Below is a listing; print exactly its lines from the one containing "Write the Plotly code for this chart." down to the one containing "import plotly.graph_objects as go", both inclusive, with every picture left out.
★ ★ ★ ★ ★
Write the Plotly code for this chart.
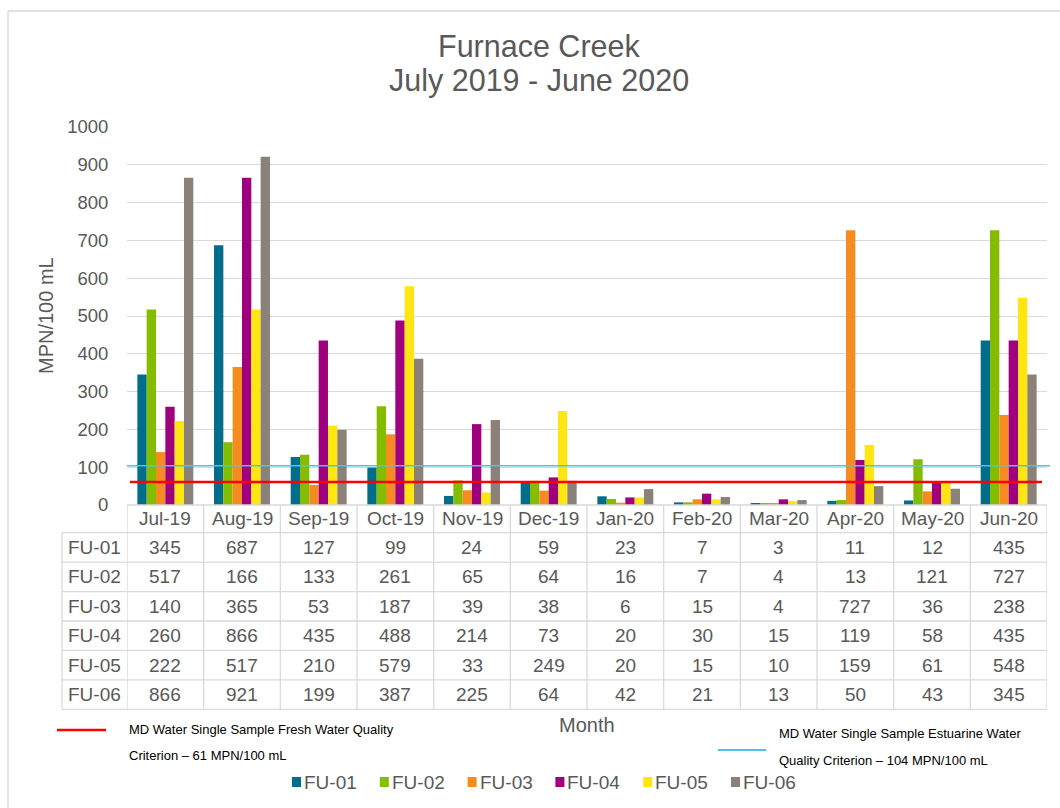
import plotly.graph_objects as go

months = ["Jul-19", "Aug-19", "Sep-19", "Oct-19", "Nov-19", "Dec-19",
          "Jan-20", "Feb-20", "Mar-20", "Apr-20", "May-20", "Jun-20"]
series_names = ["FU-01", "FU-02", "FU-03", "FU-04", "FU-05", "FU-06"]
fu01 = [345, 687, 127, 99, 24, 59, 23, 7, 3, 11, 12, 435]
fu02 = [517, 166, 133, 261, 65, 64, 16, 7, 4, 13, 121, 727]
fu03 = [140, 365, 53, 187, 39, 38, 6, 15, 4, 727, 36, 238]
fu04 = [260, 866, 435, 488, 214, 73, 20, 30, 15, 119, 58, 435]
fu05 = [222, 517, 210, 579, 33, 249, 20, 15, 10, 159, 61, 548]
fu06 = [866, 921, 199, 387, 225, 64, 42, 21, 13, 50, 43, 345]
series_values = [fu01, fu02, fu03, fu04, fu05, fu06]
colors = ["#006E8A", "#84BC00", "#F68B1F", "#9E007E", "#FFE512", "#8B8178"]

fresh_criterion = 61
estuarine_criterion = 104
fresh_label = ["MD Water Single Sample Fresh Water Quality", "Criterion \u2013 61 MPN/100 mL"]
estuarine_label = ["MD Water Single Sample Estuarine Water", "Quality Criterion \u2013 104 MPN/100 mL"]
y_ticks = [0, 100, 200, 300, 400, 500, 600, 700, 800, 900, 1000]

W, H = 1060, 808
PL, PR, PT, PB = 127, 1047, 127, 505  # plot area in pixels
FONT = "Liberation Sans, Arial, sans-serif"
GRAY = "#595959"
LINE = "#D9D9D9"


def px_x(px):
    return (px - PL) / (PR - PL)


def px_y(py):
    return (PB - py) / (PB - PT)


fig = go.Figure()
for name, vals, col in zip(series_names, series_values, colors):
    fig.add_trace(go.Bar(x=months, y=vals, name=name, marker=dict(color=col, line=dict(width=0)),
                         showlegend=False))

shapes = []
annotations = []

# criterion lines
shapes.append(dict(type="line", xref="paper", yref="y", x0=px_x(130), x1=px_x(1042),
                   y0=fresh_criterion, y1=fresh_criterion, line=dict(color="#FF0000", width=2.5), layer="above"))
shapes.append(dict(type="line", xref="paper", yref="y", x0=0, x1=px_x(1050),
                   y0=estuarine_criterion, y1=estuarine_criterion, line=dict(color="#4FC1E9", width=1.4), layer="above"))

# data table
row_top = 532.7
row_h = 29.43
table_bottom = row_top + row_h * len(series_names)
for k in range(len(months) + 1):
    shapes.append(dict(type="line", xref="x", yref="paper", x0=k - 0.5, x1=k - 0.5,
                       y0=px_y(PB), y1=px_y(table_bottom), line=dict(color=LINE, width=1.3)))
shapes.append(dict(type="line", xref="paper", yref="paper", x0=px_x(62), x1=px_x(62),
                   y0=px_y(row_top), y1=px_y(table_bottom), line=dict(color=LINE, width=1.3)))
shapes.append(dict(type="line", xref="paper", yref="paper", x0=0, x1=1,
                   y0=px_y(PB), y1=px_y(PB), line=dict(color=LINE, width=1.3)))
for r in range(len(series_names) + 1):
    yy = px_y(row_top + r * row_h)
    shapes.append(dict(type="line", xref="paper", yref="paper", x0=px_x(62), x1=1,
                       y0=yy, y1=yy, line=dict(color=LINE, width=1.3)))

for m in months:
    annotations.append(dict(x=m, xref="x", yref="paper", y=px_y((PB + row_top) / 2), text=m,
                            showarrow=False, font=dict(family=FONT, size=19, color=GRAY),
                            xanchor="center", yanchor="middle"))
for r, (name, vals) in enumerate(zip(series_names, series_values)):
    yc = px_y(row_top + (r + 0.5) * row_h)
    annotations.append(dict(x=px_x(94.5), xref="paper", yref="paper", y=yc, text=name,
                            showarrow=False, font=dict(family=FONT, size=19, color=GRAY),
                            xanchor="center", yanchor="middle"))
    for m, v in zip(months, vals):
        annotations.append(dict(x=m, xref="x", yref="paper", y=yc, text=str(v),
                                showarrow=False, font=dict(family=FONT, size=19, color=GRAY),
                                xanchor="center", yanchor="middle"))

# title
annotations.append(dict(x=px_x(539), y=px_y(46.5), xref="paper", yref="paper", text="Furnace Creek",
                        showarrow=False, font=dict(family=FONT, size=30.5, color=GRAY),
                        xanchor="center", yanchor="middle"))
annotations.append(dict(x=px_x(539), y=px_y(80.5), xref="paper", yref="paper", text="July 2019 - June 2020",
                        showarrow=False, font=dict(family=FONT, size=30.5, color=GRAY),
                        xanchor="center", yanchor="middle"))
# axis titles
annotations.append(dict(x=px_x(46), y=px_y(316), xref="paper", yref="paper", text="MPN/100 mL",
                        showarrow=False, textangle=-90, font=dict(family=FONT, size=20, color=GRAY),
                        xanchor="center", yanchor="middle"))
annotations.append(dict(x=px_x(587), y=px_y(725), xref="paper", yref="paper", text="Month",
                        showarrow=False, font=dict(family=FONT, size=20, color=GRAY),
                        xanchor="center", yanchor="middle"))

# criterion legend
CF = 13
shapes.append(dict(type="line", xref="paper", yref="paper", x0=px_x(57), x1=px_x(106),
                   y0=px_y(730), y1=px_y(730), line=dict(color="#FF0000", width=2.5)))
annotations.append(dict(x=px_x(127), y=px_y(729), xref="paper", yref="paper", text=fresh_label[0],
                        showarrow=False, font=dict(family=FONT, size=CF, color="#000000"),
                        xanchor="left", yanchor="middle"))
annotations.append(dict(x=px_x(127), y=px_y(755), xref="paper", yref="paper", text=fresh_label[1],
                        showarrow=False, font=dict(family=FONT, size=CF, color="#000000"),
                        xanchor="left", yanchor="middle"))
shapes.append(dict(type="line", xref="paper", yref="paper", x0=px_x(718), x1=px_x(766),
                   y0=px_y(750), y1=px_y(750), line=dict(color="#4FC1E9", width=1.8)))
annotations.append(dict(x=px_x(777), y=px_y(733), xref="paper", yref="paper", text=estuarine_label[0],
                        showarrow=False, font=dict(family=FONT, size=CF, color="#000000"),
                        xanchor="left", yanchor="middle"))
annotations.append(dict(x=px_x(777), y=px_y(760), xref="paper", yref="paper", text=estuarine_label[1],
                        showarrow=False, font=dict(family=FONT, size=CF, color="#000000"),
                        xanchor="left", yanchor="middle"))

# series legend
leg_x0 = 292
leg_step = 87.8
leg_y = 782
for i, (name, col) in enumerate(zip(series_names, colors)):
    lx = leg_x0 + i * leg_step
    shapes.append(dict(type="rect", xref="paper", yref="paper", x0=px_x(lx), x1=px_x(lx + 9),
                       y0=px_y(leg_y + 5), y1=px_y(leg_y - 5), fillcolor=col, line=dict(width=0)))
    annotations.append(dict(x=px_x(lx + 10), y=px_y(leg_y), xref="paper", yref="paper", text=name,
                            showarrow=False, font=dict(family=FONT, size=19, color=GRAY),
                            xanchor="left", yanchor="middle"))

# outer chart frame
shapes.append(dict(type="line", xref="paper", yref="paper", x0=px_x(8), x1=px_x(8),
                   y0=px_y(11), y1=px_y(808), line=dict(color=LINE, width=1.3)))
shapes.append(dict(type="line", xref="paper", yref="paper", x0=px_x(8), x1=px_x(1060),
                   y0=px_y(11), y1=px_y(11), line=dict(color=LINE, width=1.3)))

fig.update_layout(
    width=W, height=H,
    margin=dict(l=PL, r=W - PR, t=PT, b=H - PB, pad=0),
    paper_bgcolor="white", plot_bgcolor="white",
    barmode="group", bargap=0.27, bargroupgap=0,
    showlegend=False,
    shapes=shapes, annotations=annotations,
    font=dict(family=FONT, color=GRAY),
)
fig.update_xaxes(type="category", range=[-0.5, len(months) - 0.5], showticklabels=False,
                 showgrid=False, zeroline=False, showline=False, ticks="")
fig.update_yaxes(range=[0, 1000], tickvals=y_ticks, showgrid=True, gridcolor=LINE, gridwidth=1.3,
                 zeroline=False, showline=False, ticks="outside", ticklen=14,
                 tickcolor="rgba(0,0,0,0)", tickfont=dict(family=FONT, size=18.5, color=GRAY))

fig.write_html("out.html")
★ ★ ★ ★ ★
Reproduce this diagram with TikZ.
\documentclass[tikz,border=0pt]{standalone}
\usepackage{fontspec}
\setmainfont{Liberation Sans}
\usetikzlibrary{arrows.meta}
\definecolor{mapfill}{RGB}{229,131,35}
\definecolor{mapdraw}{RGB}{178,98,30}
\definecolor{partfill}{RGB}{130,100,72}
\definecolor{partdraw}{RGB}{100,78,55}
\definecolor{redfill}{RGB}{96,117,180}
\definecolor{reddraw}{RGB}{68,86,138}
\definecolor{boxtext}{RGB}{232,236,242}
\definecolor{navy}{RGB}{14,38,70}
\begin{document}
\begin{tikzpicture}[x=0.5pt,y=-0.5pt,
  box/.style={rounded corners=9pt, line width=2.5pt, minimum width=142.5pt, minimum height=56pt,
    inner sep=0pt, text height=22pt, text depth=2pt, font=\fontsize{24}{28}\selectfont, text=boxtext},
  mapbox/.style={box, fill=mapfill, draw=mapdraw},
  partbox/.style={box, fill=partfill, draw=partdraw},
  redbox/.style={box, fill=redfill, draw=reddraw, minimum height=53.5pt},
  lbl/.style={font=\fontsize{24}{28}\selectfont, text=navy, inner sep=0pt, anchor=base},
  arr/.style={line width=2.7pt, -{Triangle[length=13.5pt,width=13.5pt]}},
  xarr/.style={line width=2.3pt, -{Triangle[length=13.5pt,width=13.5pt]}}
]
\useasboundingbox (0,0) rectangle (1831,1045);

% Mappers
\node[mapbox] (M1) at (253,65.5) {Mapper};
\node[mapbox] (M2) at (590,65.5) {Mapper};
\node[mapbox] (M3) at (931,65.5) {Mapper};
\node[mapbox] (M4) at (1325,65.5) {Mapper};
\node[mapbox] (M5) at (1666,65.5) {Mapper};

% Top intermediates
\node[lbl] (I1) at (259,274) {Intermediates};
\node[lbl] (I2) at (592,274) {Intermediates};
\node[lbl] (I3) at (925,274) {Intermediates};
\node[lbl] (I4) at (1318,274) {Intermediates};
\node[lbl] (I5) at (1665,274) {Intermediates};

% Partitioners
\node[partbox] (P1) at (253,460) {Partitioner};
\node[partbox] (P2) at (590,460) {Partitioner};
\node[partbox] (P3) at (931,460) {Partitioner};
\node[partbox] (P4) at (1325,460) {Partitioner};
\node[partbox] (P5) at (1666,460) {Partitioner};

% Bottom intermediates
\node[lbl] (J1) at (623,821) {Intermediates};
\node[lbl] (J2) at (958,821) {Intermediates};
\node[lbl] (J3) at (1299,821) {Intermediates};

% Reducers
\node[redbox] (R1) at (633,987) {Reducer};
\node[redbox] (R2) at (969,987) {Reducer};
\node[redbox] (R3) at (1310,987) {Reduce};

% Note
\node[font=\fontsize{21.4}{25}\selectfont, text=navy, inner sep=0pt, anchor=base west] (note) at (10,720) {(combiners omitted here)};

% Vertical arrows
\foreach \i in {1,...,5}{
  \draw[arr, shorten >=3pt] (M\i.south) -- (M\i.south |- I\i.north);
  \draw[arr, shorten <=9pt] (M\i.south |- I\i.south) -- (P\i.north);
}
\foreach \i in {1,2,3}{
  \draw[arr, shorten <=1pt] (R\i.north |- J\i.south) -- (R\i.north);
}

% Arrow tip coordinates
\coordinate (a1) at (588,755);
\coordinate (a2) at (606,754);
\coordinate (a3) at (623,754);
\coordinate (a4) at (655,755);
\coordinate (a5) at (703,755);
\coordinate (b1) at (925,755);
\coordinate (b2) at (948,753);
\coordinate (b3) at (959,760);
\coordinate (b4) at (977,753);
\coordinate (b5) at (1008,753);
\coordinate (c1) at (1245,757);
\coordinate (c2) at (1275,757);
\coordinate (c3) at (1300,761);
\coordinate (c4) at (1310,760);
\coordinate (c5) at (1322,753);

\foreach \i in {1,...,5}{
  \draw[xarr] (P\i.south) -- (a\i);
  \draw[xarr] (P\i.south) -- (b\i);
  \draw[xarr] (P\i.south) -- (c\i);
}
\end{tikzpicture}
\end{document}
★ ★ ★ ★ ★
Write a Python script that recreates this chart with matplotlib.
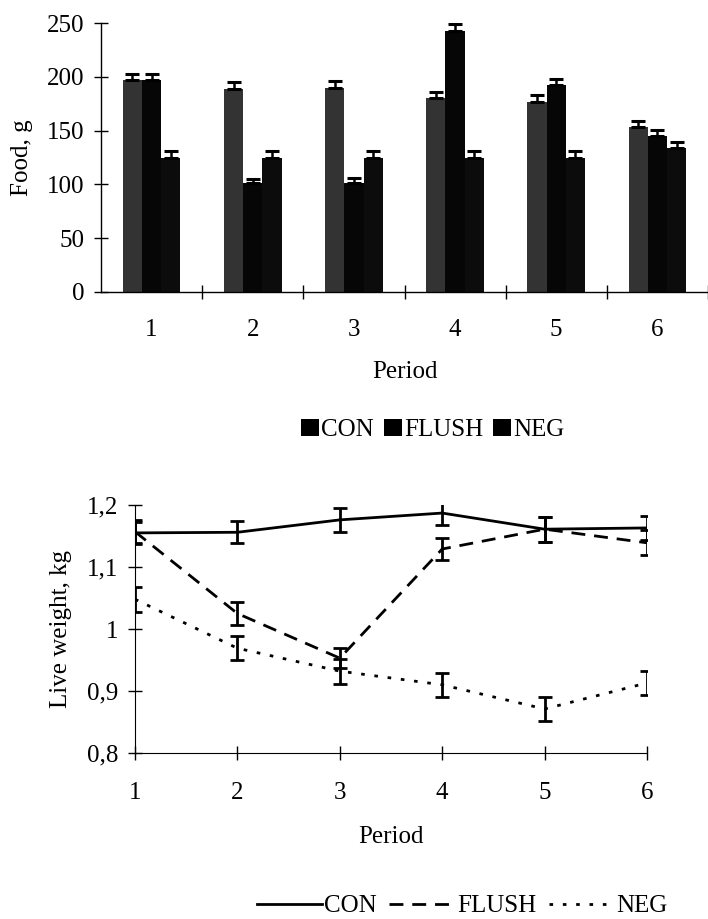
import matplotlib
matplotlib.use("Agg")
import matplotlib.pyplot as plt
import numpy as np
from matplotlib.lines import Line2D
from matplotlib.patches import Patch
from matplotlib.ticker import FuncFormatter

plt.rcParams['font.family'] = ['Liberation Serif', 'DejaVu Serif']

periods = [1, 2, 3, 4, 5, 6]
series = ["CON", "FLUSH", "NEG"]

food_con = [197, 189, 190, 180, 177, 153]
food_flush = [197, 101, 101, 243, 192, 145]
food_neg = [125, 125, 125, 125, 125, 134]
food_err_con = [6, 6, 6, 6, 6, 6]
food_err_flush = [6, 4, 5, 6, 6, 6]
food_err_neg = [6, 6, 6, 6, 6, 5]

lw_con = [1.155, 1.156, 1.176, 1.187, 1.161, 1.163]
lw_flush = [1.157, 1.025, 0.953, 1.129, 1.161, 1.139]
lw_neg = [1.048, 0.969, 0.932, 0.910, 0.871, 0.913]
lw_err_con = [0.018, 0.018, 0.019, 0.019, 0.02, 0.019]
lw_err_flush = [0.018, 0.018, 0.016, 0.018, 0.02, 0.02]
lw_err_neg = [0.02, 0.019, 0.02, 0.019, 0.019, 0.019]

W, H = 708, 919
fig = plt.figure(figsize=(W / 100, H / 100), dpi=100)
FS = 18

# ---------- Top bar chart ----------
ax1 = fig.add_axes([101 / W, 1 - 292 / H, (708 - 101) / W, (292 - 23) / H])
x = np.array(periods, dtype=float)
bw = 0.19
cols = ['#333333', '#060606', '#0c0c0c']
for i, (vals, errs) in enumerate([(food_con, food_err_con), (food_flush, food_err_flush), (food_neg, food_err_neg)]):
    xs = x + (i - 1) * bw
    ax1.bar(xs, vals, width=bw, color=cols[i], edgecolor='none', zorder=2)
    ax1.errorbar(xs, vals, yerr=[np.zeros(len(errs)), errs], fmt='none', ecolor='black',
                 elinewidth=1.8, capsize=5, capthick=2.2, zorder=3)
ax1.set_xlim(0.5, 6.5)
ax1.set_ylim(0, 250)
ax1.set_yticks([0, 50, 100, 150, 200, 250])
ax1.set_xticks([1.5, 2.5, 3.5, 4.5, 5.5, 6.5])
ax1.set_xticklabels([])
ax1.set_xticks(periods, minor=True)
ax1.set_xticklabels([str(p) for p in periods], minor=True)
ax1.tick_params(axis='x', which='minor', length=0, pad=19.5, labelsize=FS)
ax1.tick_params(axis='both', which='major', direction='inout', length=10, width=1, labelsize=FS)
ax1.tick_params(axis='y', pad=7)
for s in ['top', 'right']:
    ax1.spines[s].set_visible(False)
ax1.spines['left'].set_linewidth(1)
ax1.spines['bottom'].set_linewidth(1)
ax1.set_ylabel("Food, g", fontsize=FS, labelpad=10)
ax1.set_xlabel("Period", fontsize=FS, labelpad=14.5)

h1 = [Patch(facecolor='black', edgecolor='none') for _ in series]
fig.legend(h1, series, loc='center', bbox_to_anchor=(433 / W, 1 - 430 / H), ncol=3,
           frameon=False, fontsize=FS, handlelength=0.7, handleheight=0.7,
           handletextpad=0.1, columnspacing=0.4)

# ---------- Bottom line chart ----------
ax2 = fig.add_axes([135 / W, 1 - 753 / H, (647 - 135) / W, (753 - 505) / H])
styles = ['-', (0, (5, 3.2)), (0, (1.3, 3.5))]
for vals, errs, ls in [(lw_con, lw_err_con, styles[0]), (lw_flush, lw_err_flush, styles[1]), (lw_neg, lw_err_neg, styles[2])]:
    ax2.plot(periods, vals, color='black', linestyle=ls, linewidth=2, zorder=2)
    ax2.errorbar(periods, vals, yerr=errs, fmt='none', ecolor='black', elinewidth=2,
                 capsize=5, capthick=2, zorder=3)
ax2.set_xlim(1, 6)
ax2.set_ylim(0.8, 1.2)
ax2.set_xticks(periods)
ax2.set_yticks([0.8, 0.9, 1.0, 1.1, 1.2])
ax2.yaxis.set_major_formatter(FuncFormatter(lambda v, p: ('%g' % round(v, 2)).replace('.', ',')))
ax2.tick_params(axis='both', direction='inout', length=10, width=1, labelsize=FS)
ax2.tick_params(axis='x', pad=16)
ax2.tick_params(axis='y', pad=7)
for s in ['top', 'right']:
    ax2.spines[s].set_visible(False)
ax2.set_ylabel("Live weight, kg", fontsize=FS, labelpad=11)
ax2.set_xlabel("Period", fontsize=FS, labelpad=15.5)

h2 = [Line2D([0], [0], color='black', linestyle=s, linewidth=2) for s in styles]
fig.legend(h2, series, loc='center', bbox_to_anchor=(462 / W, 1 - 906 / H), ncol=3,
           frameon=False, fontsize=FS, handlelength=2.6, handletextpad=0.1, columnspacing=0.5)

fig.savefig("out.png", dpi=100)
★ ★ ★ ★ ★
> **Solution for this problem**:
Write the Plotly code for this chart.
import plotly.graph_objects as go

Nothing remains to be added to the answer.